■ **Task requirements**: From the listing below, copy every line with the word "matplotlib".

■ **Information shown**:
■ ■ ■
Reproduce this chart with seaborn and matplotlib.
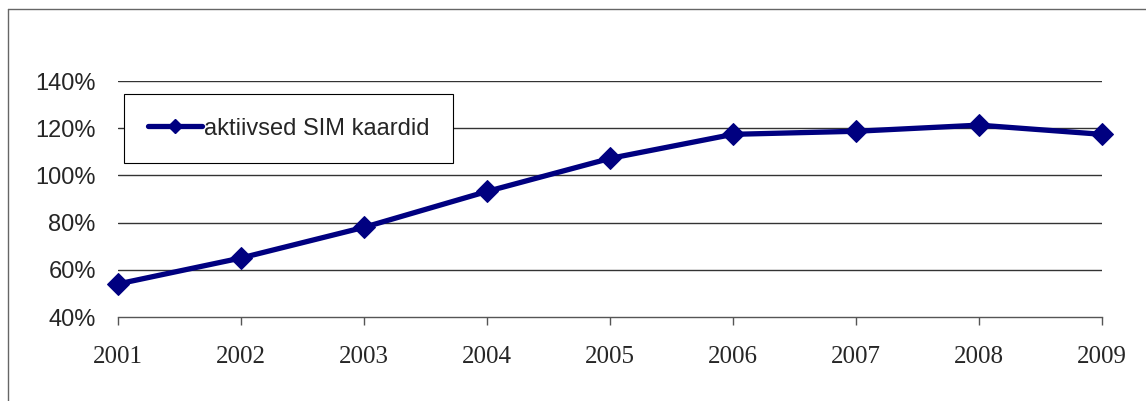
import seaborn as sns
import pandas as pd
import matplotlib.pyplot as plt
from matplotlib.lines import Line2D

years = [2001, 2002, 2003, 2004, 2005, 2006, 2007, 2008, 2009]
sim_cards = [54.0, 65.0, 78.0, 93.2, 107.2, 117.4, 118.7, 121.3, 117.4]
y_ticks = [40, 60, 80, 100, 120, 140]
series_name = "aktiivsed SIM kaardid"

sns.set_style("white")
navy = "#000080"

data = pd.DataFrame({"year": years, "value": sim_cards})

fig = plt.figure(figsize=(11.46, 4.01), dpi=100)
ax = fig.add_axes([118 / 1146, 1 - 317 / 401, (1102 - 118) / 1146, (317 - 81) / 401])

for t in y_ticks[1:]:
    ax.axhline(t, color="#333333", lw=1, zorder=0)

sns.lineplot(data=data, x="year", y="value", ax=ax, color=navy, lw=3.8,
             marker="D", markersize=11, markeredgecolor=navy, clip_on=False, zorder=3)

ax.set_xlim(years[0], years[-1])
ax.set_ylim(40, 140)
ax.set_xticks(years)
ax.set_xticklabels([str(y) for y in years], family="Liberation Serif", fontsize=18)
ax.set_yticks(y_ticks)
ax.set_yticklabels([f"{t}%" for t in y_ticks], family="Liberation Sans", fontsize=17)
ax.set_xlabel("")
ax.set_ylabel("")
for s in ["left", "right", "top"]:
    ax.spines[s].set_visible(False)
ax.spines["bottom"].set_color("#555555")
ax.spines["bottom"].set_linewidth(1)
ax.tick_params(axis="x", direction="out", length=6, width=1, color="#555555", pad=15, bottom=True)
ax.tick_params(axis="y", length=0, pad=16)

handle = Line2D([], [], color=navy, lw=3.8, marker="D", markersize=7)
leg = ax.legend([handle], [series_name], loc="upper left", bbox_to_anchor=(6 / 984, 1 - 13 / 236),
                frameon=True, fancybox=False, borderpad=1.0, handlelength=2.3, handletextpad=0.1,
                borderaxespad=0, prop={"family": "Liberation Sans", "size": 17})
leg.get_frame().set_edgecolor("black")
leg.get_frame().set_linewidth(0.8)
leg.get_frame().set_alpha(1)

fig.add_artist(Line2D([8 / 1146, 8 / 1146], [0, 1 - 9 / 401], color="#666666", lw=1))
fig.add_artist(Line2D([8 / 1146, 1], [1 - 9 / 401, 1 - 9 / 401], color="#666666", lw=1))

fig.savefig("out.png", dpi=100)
■ ■ ■
■ **Task solution**:
Reproduce this chart with seaborn and matplotlib.
import matplotlib.pyplot as plt
from matplotlib.lines import Line2D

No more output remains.